The split will likely have to be resolved in a House-Senate conference committee.

House Transportation Committee Chair Frank Hornstein, DFL-Minneapolis, said he would continue to support both the delivery fee and the larger sales tax increase because Minnesota’s roads, bridges and transit services desperately need more money.

Hornstein previously said he sees the delivery fee as an alternative to a gas tax increase, which he called overwhelmingly unpopular with both motorists and lawmakers.

The House bill provides $1.1 billion more in new spending for transportation projects over the next two years.

The 75-cent delivery fee, in the unlikely event the Senate concurs, would raise $168 million in the next year and would grow to about $176 million in subsequent years.

A 0.75 percent metro sales tax increase would generate about $600 million a year in new revenue, while a 0.5 percent increase would produce at $400 million more annually.

Both the House and Senate bills also would increase motor vehicle sales taxes and license tab fees.

GOP opposition

House Minority Leader Lisa Demuth, R-Cold Spring, said the House bill would increase taxes and fees by $3.5 billion over the next two years.
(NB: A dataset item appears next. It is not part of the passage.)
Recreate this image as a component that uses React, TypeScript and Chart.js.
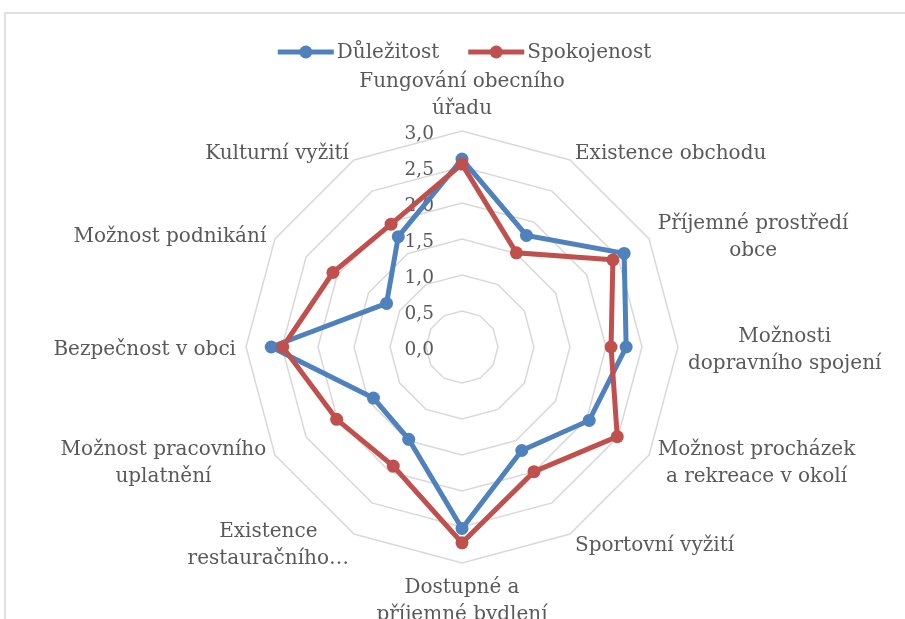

That’s unnecessary, she asserted, when the state has a $17.5 billion budget surplus. She wants the state to use more of that cash for transportation projects.

But House DFL Majority Leader Jamie Long of Minneapolis contended the surplus is mostly one-time money that couldn’t meet all the state’s transportation needs. He said roads, bridges and transit need on-going revenue sources.

House Republicans offered a long list of amendments aimed at cutting spending and lowering taxes, but all were defeated on mostly party-line votes during a debate that started late Tuesday night and spilled over into Wednesday afternoon.

In addition to pumping more money into roads, bridges and transit across the state, the House bill provides $5 million over the next two years to provide a second daily passenger train from Minneapolis-St. Paul to Chicago plus $194 million next year to launch the proposed Northern Lights Express train between Minneapolis and Duluth.

St. Paul would get $25 million next year to rebuild Rice Street north of University Avenue.

More than half the new money in the House bill — $638 million — would go to the Minnesota Department of Transportation, mainly for state highways and bridges. Combined with other revenue sources, MnDOT would receive $8 billion over the next two years.